How do engineers build systems that detect ad fraud bots in real time? Explore the technical architecture, ML models, and signal processing behind modern click fraud detection.

Bot Detection in Digital Advertising: The Engineering Challenge Behind Every Click

Every time a user clicks a paid ad on Google, Facebook, or any other advertising platform, a decision needs to be made in milliseconds: is this click from a real human, or is it fraudulent? That single binary classification, repeated billions of times per day across the global advertising ecosystem, represents one of the most demanding engineering challenges in modern software development.

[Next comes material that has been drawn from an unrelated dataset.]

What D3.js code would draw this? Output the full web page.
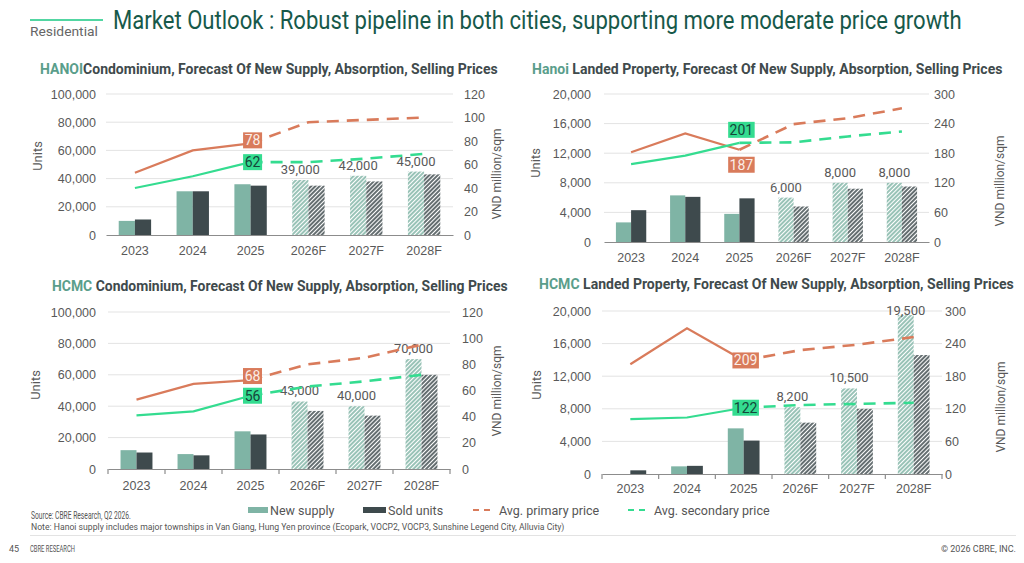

Ad fraud is projected to cost advertisers over $172 billion annually by 2028 according to Juniper Research. The bots responsible for this damage are not simple scripts firing HTTP requests. They are sophisticated systems that emulate real browsers, rotate through residential proxy networks, simulate human behavioural patterns, and adapt their techniques when they detect that they are being monitored. Building systems that can reliably distinguish these bots from genuine users at scale is a problem that sits at the intersection of distributed systems engineering, machine learning, real time stream processing, and adversarial security.

This article breaks down the engineering principles behind bot detection in digital advertising, from signal collection and feature engineering to model architecture and deployment constraints.

What Makes Ad Fraud Bots Hard to Detect

The first generation of click fraud bots were trivial to catch. They ran from data centre IPs, used headless browsers with default user agent strings, and clicked at regular intervals. A few static rules and an IP blacklist were enough to block most of them.

Modern bots are a completely different problem. The most advanced ones operate on real devices, sometimes as part of malware installed on consumer machines. They use residential IP addresses that cannot be blocked without also blocking legitimate users. They run full browser instances with complete JavaScript execution, including support for Canvas rendering, WebGL fingerprinting, and Web Audio API calls. They generate realistic mouse trajectories using Bézier curves, add random scroll events, and introduce human like timing jitter between actions.

Some bot operators go further. They use device farms running hundreds of real smartphones connected to cellular networks, rotating SIM cards to obtain fresh IP addresses. Others use browser automation frameworks like Puppeteer or Playwright with stealth plugins that patch common detection vectors such as navigator.webdriver, missing plugin arrays, and inconsistent viewport dimensions.

From an engineering perspective, this means that any detection system relying on a single signal will fail. No individual data point, whether it is IP address, user agent, device fingerprint, or click timing, is sufficient on its own. Effective detection requires combining dozens or hundreds of weak signals into a composite assessment that captures patterns invisible when examining any single feature in isolation.

The Signal Collection Layer

The foundation of any bot detection system is its ability to collect rich signal data at the moment of interaction. For a single ad click, a well designed system might capture the following categories of information.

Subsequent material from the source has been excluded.